START Dataset content
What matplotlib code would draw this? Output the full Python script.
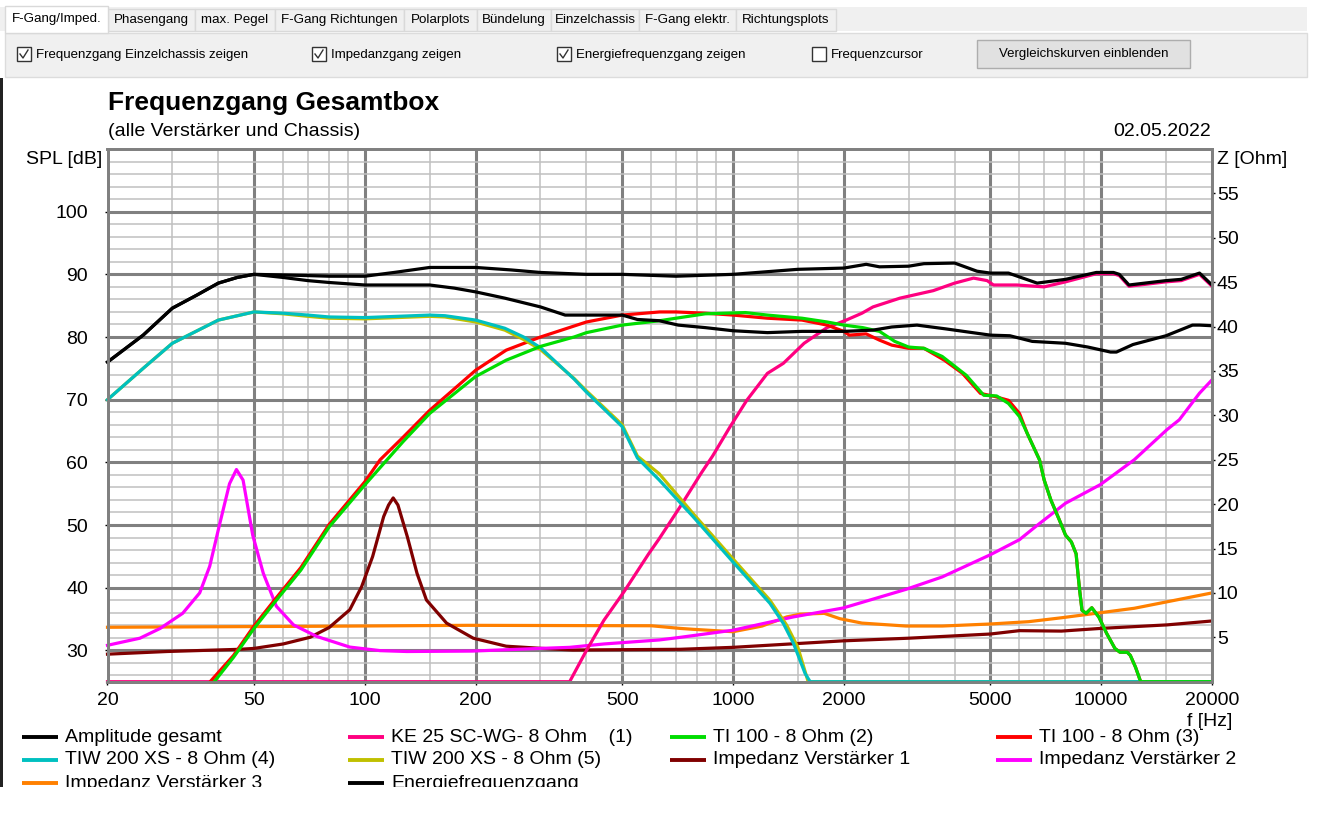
import matplotlib.pyplot as plt
from matplotlib.patches import Rectangle
from matplotlib.ticker import NullFormatter

plt.rcParams['font.family'] = ['Liberation Sans', 'DejaVu Sans']

# ---- values: f [Hz], SPL [dB], Z [Ohm] ----
amp_f = [20, 25, 30, 35, 40, 45, 50, 60, 70, 80, 100, 120, 150, 200, 250, 300, 400, 500, 700,
         1000, 1500, 2000, 2300, 2500, 3000, 3300, 4000, 4600, 5000, 5600, 6700, 8000, 9700,
         10800, 11200, 11900, 15000, 16500, 18500, 20000]
amp_db = [76.0, 80.3, 84.6, 86.7, 88.6, 89.5, 90.0, 89.9, 89.8, 89.7, 89.7, 90.3, 91.1, 91.1, 90.7,
          90.3, 90.0, 90.0, 89.7, 90.0, 90.8, 91.0, 91.6, 91.2, 91.3, 91.7, 91.8, 90.5, 90.2, 90.2,
          88.6, 89.2, 90.3, 90.3, 90.0, 88.3, 89.0, 89.2, 90.2, 88.3]

energy_f = [20, 25, 30, 35, 40, 45, 50, 60, 70, 80, 100, 150, 175, 200, 240, 300, 350, 400, 500,
            550, 630, 710, 840, 1000, 1240, 1540, 2000, 2400, 2700, 3160, 3780, 5000, 5650, 6500,
            8000, 9200, 10600, 11000, 12200, 15000, 17700, 18500, 20000]
energy_db = [76.0, 80.3, 84.6, 86.7, 88.6, 89.5, 90.0, 89.5, 89.0, 88.7, 88.3, 88.3, 87.8, 87.2,
             86.2, 84.8, 83.5, 83.5, 83.5, 82.8, 82.6, 81.9, 81.5, 81.0, 80.7, 80.9, 80.9, 81.1,
             81.6, 81.9, 81.3, 80.3, 80.2, 79.3, 79.0, 78.4, 77.6, 77.6, 78.8, 80.2, 81.9, 81.9, 81.8]

ke25_f = [20, 360, 400, 446, 505, 590, 630, 720, 820, 880, 920, 980, 1090, 1240, 1370, 1560, 1800,
          2030, 2240, 2400, 2840, 3500, 4000, 4500, 4900, 5100, 5900, 7000, 8000, 9700, 10800,
          11200, 11900, 15000, 16500, 18500, 20000]
ke25_db = [25, 25, 30.0, 34.8, 39.3, 45.4, 47.8, 53.0, 58.3, 61.0, 62.9, 65.6, 69.9, 74.2, 75.8,
           79.0, 81.5, 82.7, 83.8, 84.8, 86.2, 87.4, 88.6, 89.4, 89.0, 88.3, 88.3, 88.0, 88.8, 90.1,
           90.1, 89.8, 88.1, 88.8, 89.0, 90.0, 88.1]

ti2_f = [39, 44, 50, 57.5, 67, 80, 100, 127, 150, 200, 242, 300, 370, 400, 500, 632, 700, 840,
         1080, 1240, 1540, 1800, 2000, 2250, 2500, 2750, 3000, 3300, 3700, 4300, 4800, 5200, 5600,
         6000, 6300, 6800, 7000, 7300, 7700, 8000, 8300, 8550, 8650, 8740, 8870, 9100, 9430, 9860,
         10350, 10900, 11250, 11770, 12000, 12400, 12800, 20000]
ti2_db = [25.0, 28.9, 33.5, 38.0, 42.8, 49.7, 56.4, 63.3, 67.8, 73.7, 76.3, 78.5, 80.0, 80.7, 81.9,
          82.6, 83.0, 83.7, 83.9, 83.5, 83.0, 82.4, 81.9, 81.5, 80.9, 79.3, 78.4, 78.2, 76.9, 73.9,
          70.7, 70.6, 69.4, 67.3, 64.6, 60.4, 57.2, 54.0, 50.8, 48.4, 47.3, 45.4, 42.2, 39.6, 36.4,
          35.9, 36.8, 35.3, 32.7, 30.3, 29.7, 29.7, 29.2, 27.3, 25.0, 25.0]

ti3_f = [38, 44, 50, 57.5, 67, 80, 100, 110, 127, 150, 200, 242, 300, 400, 500, 632, 700, 840,
         1000, 1240, 1540, 1800, 2000, 2070, 2300, 2500, 2700, 3000, 3300, 3750, 4200, 4700, 5150,
         5600, 6000, 6300, 6800, 7000, 7300, 7700, 8000, 8300, 8550, 8650, 8740, 8870, 9100, 9430,
         9860, 10350, 10900, 11250, 11770, 12000, 12400, 12800, 20000]
ti3_db = [25.0, 29.2, 33.9, 38.4, 43.2, 50.1, 56.9, 60.4, 64.0, 68.3, 74.7, 77.9, 80.0, 82.4, 83.5,
          84.0, 84.0, 83.8, 83.5, 83.0, 82.7, 81.9, 80.9, 80.3, 80.5, 79.5, 78.7, 78.2, 78.2, 76.3,
          74.2, 71.0, 70.5, 69.9, 67.8, 64.6, 60.4, 57.2, 54.0, 50.8, 48.4, 47.3, 45.4, 42.2, 39.6,
          36.4, 35.9, 36.8, 35.3, 32.7, 30.3, 29.7, 29.7, 29.2, 27.3, 25.0, 25.0]

tiw4_f = [20, 25, 30, 40, 50, 60, 70, 80, 100, 150, 165, 200, 240, 270, 300, 370, 400, 500, 550,
          630, 780, 1000, 1260, 1370, 1460, 1570, 1620, 20000]
tiw4_db = [70.0, 75.0, 79.0, 82.7, 84.0, 83.8, 83.5, 83.2, 83.1, 83.5, 83.4, 82.7, 81.4, 80.0, 78.3,
           73.3, 71.2, 65.7, 60.7, 57.2, 51.3, 44.1, 37.5, 34.3, 31.1, 26.3, 25.0, 25.0]

tiw5_f = [20, 25, 30, 40, 50, 60, 70, 80, 100, 150, 165, 200, 240, 270, 300, 370, 400, 500, 550,
          630, 780, 1000, 1260, 1400, 1500, 1600, 20000]
tiw5_db = [70.0, 75.0, 79.0, 82.7, 84.0, 83.7, 83.3, 83.0, 82.9, 83.3, 83.2, 82.4, 81.1, 79.6, 78.0,
           73.4, 71.4, 66.0, 61.0, 58.2, 51.8, 44.6, 38.0, 34.0, 30.5, 25.0, 25.0]

amp1_f = [20, 29, 45.8, 50, 60, 71, 80, 91, 98, 105, 112.5, 116, 119.4, 123, 130.5, 138.6, 147,
          166.7, 197, 242, 300, 367, 720, 1000, 1990, 3000, 5000, 6000, 7800, 9950, 15100, 20000]
amp1_z = [3.1, 3.4, 3.65, 3.75, 4.25, 5.0, 6.1, 8.1, 10.7, 14.1, 18.6, 19.9, 20.7, 19.9, 16.3, 12.2,
          9.2, 6.6, 4.9, 4.0, 3.76, 3.57, 3.65, 3.87, 4.6, 4.9, 5.37, 5.75, 5.7, 6.0, 6.4, 6.84]

amp2_f = [20, 24.5, 27.8, 32, 35.6, 37.9, 40.2, 42.9, 44.8, 46.7, 49.6, 53, 57.5, 64, 74, 91, 110,
          130, 196, 300, 360, 446, 630, 720, 1000, 1460, 1990, 2950, 3700, 5000, 6000, 6650, 8000,
          9950, 12300, 15100, 16300, 18500, 20000]
amp2_z = [4.1, 4.9, 6.0, 7.7, 10.0, 13.0, 17.5, 22.3, 23.9, 22.7, 16.5, 12.2, 8.5, 6.4, 5.1, 3.9,
          3.5, 3.4, 3.45, 3.75, 3.87, 4.25, 4.7, 5.0, 5.8, 7.3, 8.3, 10.4, 11.8, 14.3, 16.0, 17.5,
          20.1, 22.2, 25.0, 28.4, 29.5, 32.5, 34.0]

amp3_f = [20, 80, 190, 600, 720, 780, 1000, 1200, 1400, 1520, 1770, 1950, 2240, 2950, 3700, 5000,
          6350, 7800, 9950, 12300, 15100, 20000]
amp3_z = [6.13, 6.25, 6.35, 6.3, 6.0, 5.9, 5.63, 6.27, 7.3, 7.6, 7.7, 7.1, 6.6, 6.27, 6.27, 6.5,
          6.76, 7.2, 7.77, 8.27, 9.0, 10.0]

freq_ticks = [20, 50, 100, 200, 500, 1000, 2000, 5000, 10000, 20000]
freq_minor = [30, 40, 60, 70, 80, 90, 150, 300, 400, 600, 700, 800, 900, 1500, 3000, 4000,
              6000, 7000, 8000, 9000, 15000]
spl_ticks = [30, 40, 50, 60, 70, 80, 90, 100]
z_ticks = [5, 10, 15, 20, 25, 30, 35, 40, 45, 50, 55]

tabs = ['F-Gang/Imped.', 'Phasengang', 'max. Pegel', 'F-Gang Richtungen', 'Polarplots',
        'Bündelung', 'Einzelchassis', 'F-Gang elektr.', 'Richtungsplots']
tab_edges = [5, 108, 195, 275, 404, 477, 551, 639, 736, 836]
checks = [('Frequenzgang Einzelchassis zeigen', 17, True), ('Impedanzgang zeigen', 312, True),
          ('Energiefrequenzgang zeigen', 557, True), ('Frequenzcursor', 812, False)]

W, H = 1322, 816
fig = plt.figure(figsize=(W / 100, H / 100), dpi=100)

# pixel canvas for the window parts around the chart
gui = fig.add_axes([0, 0, 1, 1], zorder=0)
gui.set_xlim(0, W)
gui.set_ylim(H, 0)
gui.axis('off')

gui.add_patch(Rectangle((0, 7), 1307, 24, fc='#f0f0f0', ec='none'))
for i, name in enumerate(tabs):
    x0, x1 = tab_edges[i], tab_edges[i + 1]
    sel = i == 0
    gui.add_patch(Rectangle((x0, 6 if sel else 9), x1 - x0, 27 if sel else 22,
                            fc='white' if sel else '#f0f0f0', ec='#d9d9d9', lw=1, zorder=2 if sel else 1))
    gui.text((x0 + x1) / 2, 19 if sel else 20, name, ha='center', va='center', fontsize=9.6, zorder=3)
gui.add_patch(Rectangle((5, 33), 1302, 44, fc='#f0f0f0', ec='#dcdcdc', lw=1))
for label, x, on in checks:
    gui.add_patch(Rectangle((x, 47), 14, 14, fc='white', ec='#333333', lw=1, zorder=2))
    if on:
        gui.plot([x + 3, x + 6, x + 11], [54, 58, 50], color='#333333', lw=1, zorder=3)
    gui.text(x + 19, 55, label, ha='left', va='center', fontsize=9.5)
gui.add_patch(Rectangle((977, 40), 213, 28, fc='#e1e1e1', ec='#adadad', lw=1))
gui.text(1083.5, 54.5, 'Vergleichskurven einblenden', ha='center', va='center', fontsize=9.5)
gui.add_patch(Rectangle((0, 78), 2.5, 709, fc='#222222', ec='none'))

gui.text(108, 110, 'Frequenzgang Gesamtbox', ha='left', va='baseline', fontsize=19, fontweight='bold')
gui.text(108, 131, '(alle Verstärker und Chassis)', ha='left', va='center', fontsize=14)
gui.text(1211, 131, '02.05.2022', ha='right', va='center', fontsize=14)
gui.text(26, 160, 'SPL [dB]', ha='left', va='center', fontsize=14)
gui.text(1217, 160, 'Z [Ohm]', ha='left', va='center', fontsize=14)
gui.text(1210, 721, 'f [Hz]', ha='center', va='center', fontsize=14, zorder=1)

# chart
ax = fig.add_axes([107.5 / W, 1 - 681.7 / H, (1212 - 107.5) / W, (681.7 - 149) / H], zorder=1)
ax2 = ax.twinx()
ax.set_xscale('log')
ax.set_xlim(20, 20000)
ax.set_ylim(25, 110)
ax2.set_ylim(0, 60)

ax.set_xticks(freq_ticks)
ax.set_xticklabels([str(v) for v in freq_ticks])
ax.set_xticks(freq_minor, minor=True)
ax.xaxis.set_minor_formatter(NullFormatter())
ax.set_yticks(spl_ticks)
ax.set_yticks([v for v in range(26, 110, 2) if v % 10], minor=True)
ax2.set_yticks(z_ticks)

ax.set_axisbelow(True)
ax.grid(which='major', color='#808080', lw=2.2)
ax.grid(which='minor', color='#c0c0c0', lw=1.1)
ax.tick_params(which='minor', length=0)
ax.tick_params(axis='y', which='major', direction='out', length=2.5, width=1, pad=11.5, labelsize=14)
ax.tick_params(axis='x', which='major', direction='out', length=2.5, width=1, pad=5, labelsize=14)
ax2.tick_params(axis='y', direction='out', length=2.5, width=1, pad=1, labelsize=14)
for a in (ax, ax2):
    for s in a.spines.values():
        s.set_color('#808080')
        s.set_linewidth(2)

# impedance curves use the right-hand scale
zt = ax2.transData
lw = 2.3
ax.plot(amp3_f, amp3_z, color='#ff8000', lw=lw, transform=zt, clip_on=False, zorder=2.1)
ax.plot(amp1_f, amp1_z, color='#800000', lw=lw, transform=zt, clip_on=False, zorder=2.2)
ax.plot(amp2_f, amp2_z, color='#ff00ff', lw=lw, transform=zt, clip_on=False, zorder=2.3)
ax.plot(ke25_f, ke25_db, color='#ff0080', lw=lw, clip_on=False, zorder=2.4)
ax.plot(ti3_f, ti3_db, color='#ff0000', lw=lw, clip_on=False, zorder=2.5)
ax.plot(tiw5_f, tiw5_db, color='#c0c000', lw=lw, clip_on=False, zorder=2.6)
ax.plot(tiw4_f, tiw4_db, color='#00c0c0', lw=lw, clip_on=False, zorder=2.7)
ax.plot(ti2_f, ti2_db, color='#00dd00', lw=lw, clip_on=False, zorder=2.8)
ax.plot(energy_f, energy_db, color='black', lw=lw, clip_on=False, zorder=2.9)
ax.plot(amp_f, amp_db, color='black', lw=lw, clip_on=False, zorder=3)

# legend below the chart, 4 columns
legend = [('Amplitude gesamt', 'black'), ('KE 25 SC-WG- 8 Ohm    (1)', '#ff0080'),
          ('TI 100 - 8 Ohm (2)', '#00dd00'), ('TI 100 - 8 Ohm (3)', '#ff0000'),
          ('TIW 200 XS - 8 Ohm (4)', '#00c0c0'), ('TIW 200 XS - 8 Ohm (5)', '#c0c000'),
          ('Impedanz Verstärker 1', '#800000'), ('Impedanz Verstärker 2', '#ff00ff'),
          ('Impedanz Verstärker 3', '#ff8000'), ('Energiefrequenzgang', 'black')]
col_x = [22, 348, 670, 996]
row_y = [737, 760, 783]
for i, (label, c) in enumerate(legend):
    x, y = col_x[i % 4], row_y[i // 4]
    gui.plot([x, x + 36], [y, y], color=c, lw=2.8, solid_capstyle='butt', zorder=4)
    gui.text(x + 43, y, label, ha='left', va='center', fontsize=14, zorder=5,
             bbox=dict(fc='white', ec='none', pad=0.5))

# screenshot ends here
gui.add_patch(Rectangle((0, 787), W, H - 787, fc='white', ec='none', zorder=10))

fig.savefig('out.png', dpi=100)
END Dataset content
**What you need to do**
Each line holding "matplotlib" must be found and copied.

**Exercise output**
What matplotlib code would draw this? Output the full Python script.
import matplotlib.pyplot as plt
from matplotlib.patches import Rectangle
from matplotlib.ticker import NullFormatter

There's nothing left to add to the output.